ヘルパンギーナの感染増加 気仙 患者数は警報レベルに 保健所が対策徹底呼びかけ

 乳幼児を中心に流行するウイルス性咽頭炎・ヘルパンギーナが全国的な感染拡大をみせ、気仙でも患者数が増加している。県感染症情報センターが12日に発表した第27週(7月3~9日)の1医療機関当たり患者数は、気仙を管轄する県大船渡保健所管内で「9・75人」と今シーズン最多を記録。すでに警報値の「6・00人」を超えている。管内ではヘルパンギーナをはじめ、新型コロナウイルスも患者数が増加傾向にあり、同保健所では感染対策の徹底を呼びかけている。(三浦佳恵)

 

 同センターによると、ヘルパンギーナは夏風邪の代表的な疾患として知られる急性のウイルス性咽頭炎。

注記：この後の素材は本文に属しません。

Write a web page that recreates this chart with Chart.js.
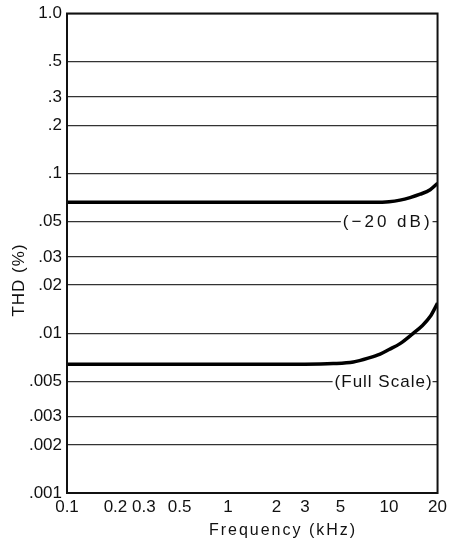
<!DOCTYPE html>
<html><head><meta charset="utf-8">
<script src="https://cdn.jsdelivr.net/npm/chart.js@4"></script>
<style>html,body{margin:0;padding:0;background:#fff}#wrap{width:451px;height:546px}</style>
</head><body><div id="wrap"><canvas id="c"></canvas></div>
<script>
const xTicks = [0.1, 0.2, 0.3, 0.5, 1, 2, 3, 5, 10, 20];
const xTickLabels = ['0.1', '0.2', '0.3', '0.5', '1', '2', '3', '5', '10', '20'];
const yTicks = [1.0, 0.5, 0.3, 0.2, 0.1, 0.05, 0.03, 0.02, 0.01, 0.005, 0.003, 0.002, 0.001];
const yTickLabels = ['1.0', '.5', '.3', '.2', '.1', '.05', '.03', '.02', '.01', '.005', '.003', '.002', '.001'];

const freqM20 = [0.1, 0.3, 1, 3, 8, 10, 11.7, 13.5, 15.6, 18, 20];
const thdM20 = [0.066, 0.066, 0.066, 0.066, 0.066, 0.0665, 0.068, 0.0705, 0.074, 0.079, 0.0866];
const freqFS = [0.1, 0.3, 1, 3, 4.5, 6, 7.5, 8.8, 10, 11.7, 14, 16, 18, 20];
const thdFS = [0.0064, 0.0064, 0.0064, 0.0064, 0.00645, 0.0066, 0.0070, 0.0074, 0.0079, 0.0086, 0.0099, 0.0111, 0.0127, 0.0154];

const curveLabels = ['(\u221220 dB)', '(Full Scale)'];
const curveLabelAt = [0.05, 0.005];
const xTitle = 'Frequency (kHz)';
const yTitle = 'THD (%)';

const font = "'Liberation Sans', Arial, sans-serif";
const labelSpacing = ['3px', '1px'];

const deco = {
  id: 'deco',
  afterDatasetsDraw(chart) {
    const ctx = chart.ctx, a = chart.chartArea, ys = chart.scales.y;
    ctx.save();
    ctx.font = '17px ' + font;
    ctx.textBaseline = 'middle';
    ctx.textAlign = 'left';
    curveLabels.forEach((t, i) => {
      const py = ys.getPixelForValue(curveLabelAt[i]);
      ctx.letterSpacing = labelSpacing[i];
      const w = ctx.measureText(t).width;
      const xr = a.right - 5;
      ctx.fillStyle = '#fff';
      ctx.fillRect(xr - w - 2, py - 8, w + 2, 16);
      ctx.fillStyle = '#111';
      ctx.fillText(t, xr - w, py + 1);
    });
    ctx.strokeStyle = '#111';
    ctx.lineWidth = 2;
    ctx.strokeRect(a.left, a.top, a.right - a.left, a.bottom - a.top);
    // x title
    ctx.font = '16px ' + font;
    ctx.letterSpacing = '2px';
    ctx.textAlign = 'center';
    ctx.fillText(xTitle, 283, 531);
    // rotated y-axis title
    ctx.translate(19, 280);
    ctx.rotate(-Math.PI / 2);
    ctx.font = '17px ' + font;
    ctx.letterSpacing = '1px';
    ctx.fillText(yTitle, 0, 0);
    ctx.restore();
  }
};

new Chart(document.getElementById('c'), {
  type: 'line',
  data: {
    datasets: [
      {label: '-20 dB', data: freqM20.map((f, i) => ({x: f, y: thdM20[i]})),
       borderColor: '#000', borderWidth: 3.5, pointRadius: 0, cubicInterpolationMode: 'monotone', fill: false},
      {label: 'Full Scale', data: freqFS.map((f, i) => ({x: f, y: thdFS[i]})),
       borderColor: '#000', borderWidth: 3.5, pointRadius: 0, cubicInterpolationMode: 'monotone', fill: false}
    ]
  },
  options: {
    responsive: true, maintainAspectRatio: false, animation: false,
    layout: {padding: {top: 12, right: 13, left: 0, bottom: 0}},
    plugins: {legend: {display: false}, tooltip: {enabled: false}},
    scales: {
      x: {
        type: 'logarithmic', min: 0.1, max: 20,
        afterBuildTicks: s => { s.ticks = xTicks.map(v => ({value: v})); },
        afterFit: s => { s.height = 53; },
        grid: {display: false, drawTicks: false},
        border: {display: false},
        ticks: {
          autoSkip: false, maxRotation: 0, padding: 4, color: '#111',
          font: {family: font, size: 17},
          callback: (v) => { const i = xTicks.indexOf(v); return i >= 0 ? xTickLabels[i] : ''; }
        },
        title: {display: false}
      },
      y: {
        type: 'logarithmic', min: 0.001, max: 1.0,
        afterBuildTicks: s => { s.ticks = yTicks.map(v => ({value: v})); },
        afterFit: s => { s.width = 67; },
        grid: {color: '#333', lineWidth: 1.3, drawTicks: false},
        border: {display: false},
        ticks: {
          autoSkip: false, padding: 5, color: '#111',
          font: {family: font, size: 17, lineHeight: 1},
          callback: (v) => { const i = yTicks.indexOf(v); return i >= 0 ? yTickLabels[i] : ''; }
        },
        title: {display: false}
      }
    }
  },
  plugins: [deco]
});
</script></body></html>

夏季、乳幼児を中心に流行し、38度以上の急な発熱、のどの痛み、口内に現れる小さな水疱性の発疹を主な症状とする。
 潜伏期間は2~4日で、患者のせきやくしゃみによる飛まつ、水疱内のウイルスに触れることで感染。ウイルスは便としても排せつされるため、トイレやおむつ交換時に接触感染するケースもあるという。
 全国的には、例年5月ごろから患者が増え始め、7月ごろには流行のピークを迎える。その後、8月ごろから減少に転じ、10月ごろには収束するとされる。しかし、今シーズンは全国、県内ともに例年より早く患者の報告が始まり、急増する傾向となっている。
 同センターは毎週、県内の定点医療機関からの報告を受け、全県と、盛岡市を含む10保健所管内別の1医療機関当たり患者数を公表。全県における第27週の1医療機関当たり患者数は「14・70人」だった。
 大船渡保健所によると、気仙では22週(5月29日~6月4日)に今シーズン最初の患者発生報告があった。27週までの推移(別表参照)をみると、1医療機関当たり患者数は23週に一度減少したが、24週以降は増加が続き、26週には8・50人と警報値を超えた。
 感染拡大を受け、同保健所では管内の医療機関や学校、教育・保育施設に注意を喚起。予防対策として、住民らに患者との濃厚接触を避け、手洗い、うがいを徹底するよう求めている。
 また、まれに重症化し、髄膜炎や急性心筋炎などを併発する場合があるため、保護者らには頭痛、おう吐などの症状がないか観察するよう周知。口内の痛みで食事や水分がとれない際には、早めに医療機関を受診するよう呼びかけている。
 気仙では現在、新型ウイルスの感染患者も増加。12日に発表された同保健所管内の1医療機関当たり患者数は14・60人と、管内別では最も多かった。
 同保健所では、医療機関が混乱しないよう、発熱などの体調不良時にはできるだけ夜間・休日の受診を避け、「いわて健康フォローアップセンター」(℡0570・089・005)への電話相談を活用するなど、協力を求めている。
 同保健所の中田浩一次長は「ヘルパンギーナは、これから感染のピークを迎えると推測される。新型ウイルス予防と合わせ、患者との濃厚接触を避け、手洗いとうがいに十分留意してほしい」と話している。